This was a jam packed dish with more roasted veggies then you can imagine: vegan heaven!
- 2 large sweet potatoes, peeled and diced
- 2 heads cauliflower, chopped
- 2 cans drained chickpeas
- 1 bushel of asparagus
- 4 beets, peeled and diced
- 1 bag of brussels sprouts
- 1 bag of multi color potatoes (white and purple and red, diced)

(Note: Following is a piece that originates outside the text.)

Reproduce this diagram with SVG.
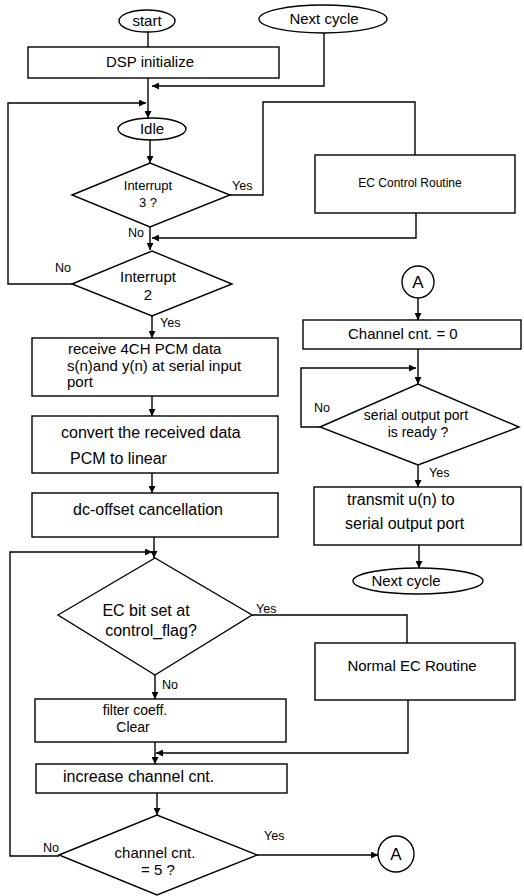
<svg xmlns="http://www.w3.org/2000/svg" width="524" height="896" viewBox="0 0 524 896">
<defs>
<style>
.s{fill:#fff;stroke:#000;stroke-width:1.4}
.c{fill:none;stroke:#000;stroke-width:1.4}
text{font-family:"Liberation Sans",Arial,sans-serif;fill:#000}
.m{text-anchor:middle}
.f14{font-size:14px}
.f15{font-size:15px}
.f16{font-size:16px}
.l{font-size:12.5px}
</style>
<marker id="ah" viewBox="0 0 10 10" refX="10" refY="5" markerWidth="7" markerHeight="7" markerUnits="userSpaceOnUse" orient="auto">
<path d="M0,0 L10,5 L0,10 z" fill="#000"/>
</marker>
</defs>
<rect width="524" height="896" fill="#fff"/>
<g id="connectors">
<path class="c" d="M148,32 V47"/>
<path class="c" d="M148,78 V118" marker-end="url(#ah)"/>
<path class="c" d="M324,33 V86 H152" marker-end="url(#ah)"/>
<path class="c" d="M72,284 H8 V103 H146" marker-end="url(#ah)"/>
<path class="c" d="M150,140 V163" marker-end="url(#ah)"/>
<path class="c" d="M230,195 H263 V102 H415 V155"/>
<path class="c" d="M416,213 V238 H152" marker-end="url(#ah)"/>
<path class="c" d="M150,227 V250" marker-end="url(#ah)"/>
<path class="c" d="M152,316 V338" marker-end="url(#ah)"/>
<path class="c" d="M152,396 V416" marker-end="url(#ah)"/>
<path class="c" d="M152,473 V493" marker-end="url(#ah)"/>
<path class="c" d="M154,537 V558" marker-end="url(#ah)"/>
<path class="c" d="M59,856 H10 V552 H152" marker-end="url(#ah)"/>
<path class="c" d="M252,615 H407 V643"/>
<path class="c" d="M408,700 V753 H156" marker-end="url(#ah)"/>
<path class="c" d="M155,675 V699" marker-end="url(#ah)"/>
<path class="c" d="M155,742 V764" marker-end="url(#ah)"/>
<path class="c" d="M157,793 V815" marker-end="url(#ah)"/>
<path class="c" d="M257,855 H378" marker-end="url(#ah)"/>
<path class="c" d="M418,298 V320" marker-end="url(#ah)"/>
<path class="c" d="M418,349 V384" marker-end="url(#ah)"/>
<path class="c" d="M320,427 H301 V368 H416" marker-end="url(#ah)"/>
<path class="c" d="M418,465 V487" marker-end="url(#ah)"/>
<path class="c" d="M419,545 V568" marker-end="url(#ah)"/>
<text class="l" x="128" y="237">No</text>
<text class="l" x="232" y="190">Yes</text>
<text class="l" x="55" y="272">No</text>
<text class="l" x="160" y="327">Yes</text>
<text class="l" x="314" y="412">No</text>
<text class="l" x="429" y="477">Yes</text>
<text class="l" x="256" y="613">Yes</text>
<text class="l" x="162" y="689">No</text>
<text class="l" x="43" y="852">No</text>
<text class="l" x="264" y="840">Yes</text>
</g>
<g id="start"><ellipse class="s" cx="147" cy="21" rx="28" ry="11"/><text class="m f15" x="147" y="26">start</text></g>
<g id="next-top"><ellipse class="s" cx="323" cy="19" rx="64" ry="14"/><text class="m f15" x="324" y="24">Next cycle</text></g>
<g id="dsp"><rect class="s" x="28" y="47" width="251" height="31"/><text class="m f15" x="150" y="67">DSP initialize</text></g>
<g id="idle"><ellipse class="s" cx="152" cy="129" rx="34" ry="11"/><text class="m f15" x="152" y="134">Idle</text></g>
<g id="int3"><polygon class="s" points="72,195 150,163 230,195 150,227"/><text class="m" font-size="13" x="148" y="190">Interrupt</text><text class="m" font-size="13" x="148" y="207">3 ?</text></g>
<g id="ecctrl"><rect class="s" x="315" y="155" width="200" height="58"/><text class="m" font-size="12" x="410" y="187">EC Control Routine</text></g>
<g id="int2"><polygon class="s" points="72,284 152,251 232,284 152,316"/><text class="m f15" x="148" y="282">Interrupt</text><text class="m f15" x="148" y="300">2</text></g>
<g id="receive"><rect class="s" x="32" y="338" width="246" height="58"/><text class="f15" x="68" y="354">receive 4CH PCM data</text><text class="f15" x="67" y="371">s(n)and y(n) at serial input</text><text class="f15" x="67" y="387">port</text></g>
<g id="convert"><rect class="s" x="32" y="416" width="246" height="57"/><text class="f16" x="61" y="438">convert the received data</text><text class="f16" x="70" y="464">PCM to linear</text></g>
<g id="dcoff"><rect class="s" x="32" y="493" width="246" height="44"/><text class="f16" x="73" y="515">dc-offset cancellation</text></g>
<g id="ecbit"><polygon class="s" points="58,615 155,558 252,615 155,675"/><text class="m f16" x="146" y="616">EC bit set at</text><text class="m f16" x="151" y="636">control_flag?</text></g>
<g id="normalec"><rect class="s" x="315" y="643" width="200" height="57"/><text class="m f15" x="412" y="671">Normal EC Routine</text></g>
<g id="filter"><rect class="s" x="35" y="699" width="251" height="43"/><text class="m f14" x="135" y="715">filter coeff.</text><text class="m f14" x="133" y="732">Clear</text></g>
<g id="increase"><rect class="s" x="36" y="764" width="251" height="29"/><text class="f16" x="63" y="782">increase channel cnt.</text></g>
<g id="chan5"><polygon class="s" points="59,855 157,815 257,855 157,895"/><text class="m f15" x="155" y="858">channel cnt.</text><text class="m f15" x="158" y="875">= 5 ?</text></g>
<g id="a-top"><circle class="s" cx="418" cy="282" r="16"/><text class="m" font-size="17" x="418" y="288">A</text></g>
<g id="chan0"><rect class="s" x="303" y="320" width="218" height="29"/><text class="f15" x="348" y="339">Channel cnt. = 0</text></g>
<g id="serial"><polygon class="s" points="320,427 418,384 519,427 418,465"/><text class="m f14" x="416" y="420">serial output port</text><text class="m f14" x="418" y="437">is ready ?</text></g>
<g id="transmit"><rect class="s" x="314" y="487" width="207" height="58"/><text class="f16" x="347" y="505">transmit u(n) to</text><text class="f16" x="345" y="529">serial output port</text></g>
<g id="next-bottom"><ellipse class="s" cx="418" cy="581" rx="65" ry="13"/><text class="m f15" x="406" y="586">Next cycle</text></g>
<g id="a-bottom"><circle class="s" cx="396" cy="854" r="18"/><text class="m" font-size="17" x="396" y="860">A</text></g>
</svg>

- 1 bag multi color carrots, peeled and chopped
- 1 package broccolini, chopped
- 4 portobello mushrooms, sliced
- 1 bag quinoa, cooked according to package
- 1 avocado
- 4 TBsp lemon juice
- 4 TBsp olive oil
- 2 TBsp garlic
- 1 can coconut milk
- 1/2 cup water
- olive oil
Preheat the oven to 425.
I arranged the sprouts, broccolini and mushrooms together with a dash of garlic powder.

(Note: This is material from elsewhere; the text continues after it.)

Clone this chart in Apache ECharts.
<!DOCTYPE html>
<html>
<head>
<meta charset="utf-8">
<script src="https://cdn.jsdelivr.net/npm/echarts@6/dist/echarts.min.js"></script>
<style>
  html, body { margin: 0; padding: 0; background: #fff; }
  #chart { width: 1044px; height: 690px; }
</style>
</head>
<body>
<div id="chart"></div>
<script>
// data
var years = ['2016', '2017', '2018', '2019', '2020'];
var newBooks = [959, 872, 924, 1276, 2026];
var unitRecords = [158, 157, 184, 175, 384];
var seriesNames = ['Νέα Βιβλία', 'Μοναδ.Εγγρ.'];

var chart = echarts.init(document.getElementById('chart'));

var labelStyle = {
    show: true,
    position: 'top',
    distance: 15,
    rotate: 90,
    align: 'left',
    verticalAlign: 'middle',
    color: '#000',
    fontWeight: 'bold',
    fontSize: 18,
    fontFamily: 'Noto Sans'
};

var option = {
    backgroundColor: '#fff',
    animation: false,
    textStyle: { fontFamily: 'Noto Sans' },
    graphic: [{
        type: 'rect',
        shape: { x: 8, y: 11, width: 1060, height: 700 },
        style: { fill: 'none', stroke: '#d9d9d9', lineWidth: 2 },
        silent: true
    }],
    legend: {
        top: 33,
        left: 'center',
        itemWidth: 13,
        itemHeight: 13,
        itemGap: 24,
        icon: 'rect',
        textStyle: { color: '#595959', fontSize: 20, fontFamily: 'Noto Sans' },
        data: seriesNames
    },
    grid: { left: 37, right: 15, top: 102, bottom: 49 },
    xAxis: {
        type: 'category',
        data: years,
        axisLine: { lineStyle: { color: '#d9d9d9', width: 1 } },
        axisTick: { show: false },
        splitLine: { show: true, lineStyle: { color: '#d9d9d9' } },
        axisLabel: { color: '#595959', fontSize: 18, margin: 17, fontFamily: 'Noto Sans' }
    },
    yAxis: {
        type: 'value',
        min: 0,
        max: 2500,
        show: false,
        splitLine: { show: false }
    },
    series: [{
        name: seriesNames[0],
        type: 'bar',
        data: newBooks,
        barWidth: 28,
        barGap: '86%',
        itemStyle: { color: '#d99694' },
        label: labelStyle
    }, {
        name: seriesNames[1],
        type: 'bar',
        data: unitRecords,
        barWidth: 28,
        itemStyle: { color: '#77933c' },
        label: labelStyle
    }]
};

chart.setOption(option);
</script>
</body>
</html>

The rest of the veggies I kept relatively separate from the others. Then the tough part is figuring out how to arrange in the oven, which I was able to do all at once in various stages.

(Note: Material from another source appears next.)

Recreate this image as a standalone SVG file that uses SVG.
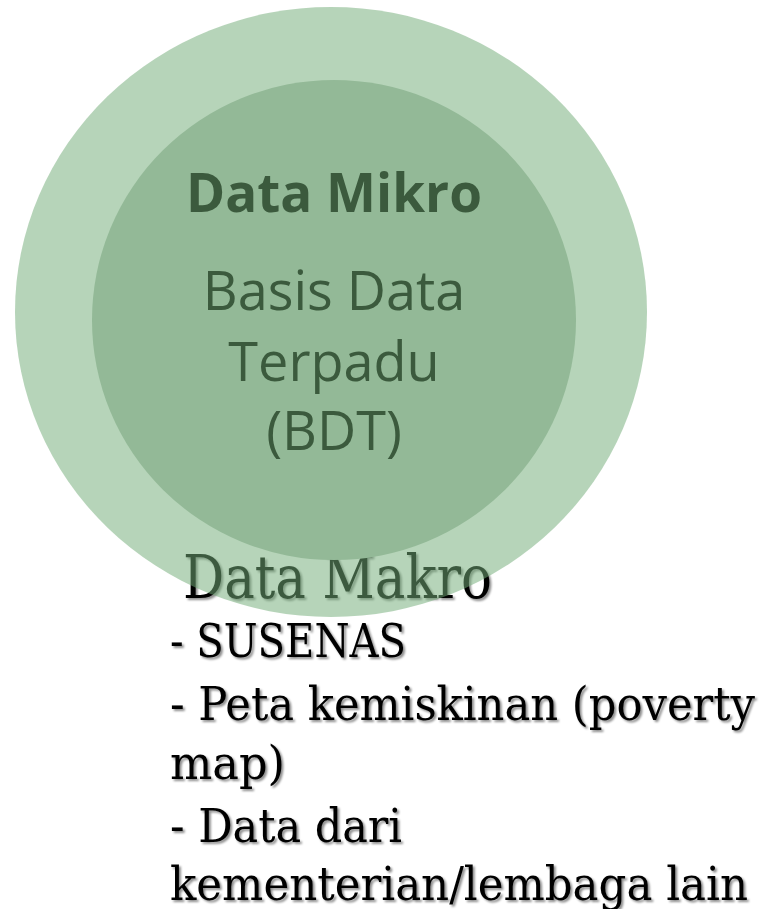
<svg xmlns="http://www.w3.org/2000/svg" width="764" height="909" viewBox="0 0 764 909">
  <defs>
    <filter id="shadow" x="-5%" y="-20%" width="110%" height="140%">
      <feDropShadow dx="2" dy="2" stdDeviation="1.2" flood-color="#000" flood-opacity="0.45"/>
    </filter>
  </defs>
  <style>
    .serif { font-family: "DejaVu Serif Condensed", "DejaVu Serif", "Liberation Serif", serif; font-stretch: condensed; }
    .sans { font-family: "Open Sans", "Noto Sans", "DejaVu Sans", sans-serif; fill: #3b5a3d; text-anchor: middle; }
    .list { font-size: 47px; fill: #000; }
  </style>
  <rect width="764" height="909" fill="#fff"/>

  <!-- macro data heading, sits under the translucent outer ring -->
  <g id="macro-title" filter="url(#shadow)">
    <text class="serif" x="183" y="598" font-size="60" fill="#000" textLength="309" lengthAdjust="spacingAndGlyphs">Data Makro</text>
  </g>

  <!-- outer ring: macro data -->
  <g id="outer-circle">
    <ellipse cx="331" cy="312" rx="316" ry="305" fill="rgb(115,173,121)" fill-opacity="0.52"/>
  </g>

  <!-- inner circle: micro data -->
  <g id="inner-circle">
    <ellipse cx="334" cy="320" rx="242" ry="240" fill="#93b997"/>
    <text class="sans" x="334" y="212" font-size="53" font-weight="bold">Data Mikro</text>
    <text class="sans" x="334" y="310" font-size="54">Basis Data</text>
    <text class="sans" x="334" y="381" font-size="54">Terpadu</text>
    <text class="sans" x="334" y="450" font-size="54">(BDT)</text>
  </g>

  <!-- list of macro data sources -->
  <g id="macro-list" class="serif list" filter="url(#shadow)">
    <text x="170" y="657" textLength="236" lengthAdjust="spacingAndGlyphs">- SUSENAS</text>
    <text x="170" y="720" textLength="585" lengthAdjust="spacingAndGlyphs">- Peta kemiskinan (poverty</text>
    <text x="170" y="779" textLength="115" lengthAdjust="spacingAndGlyphs">map)</text>
    <text x="170" y="842" textLength="232" lengthAdjust="spacingAndGlyphs">- Data dari</text>
    <text x="170" y="900" textLength="578" lengthAdjust="spacingAndGlyphs">kementerian/lembaga lain</text>
  </g>
</svg>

Sprouts/mushroom/broccolini mixture- 20 minutes
beets and potatoes- 45 minutes
cauliflower, carrots and chickpeas- 25 minutes
Meanwhile in a blender combine the avocado, coconut milk, lemon juice, garlic, olive oil, and water- this will be the sauce.
Serve the veggies over quinoa and top with the sauce!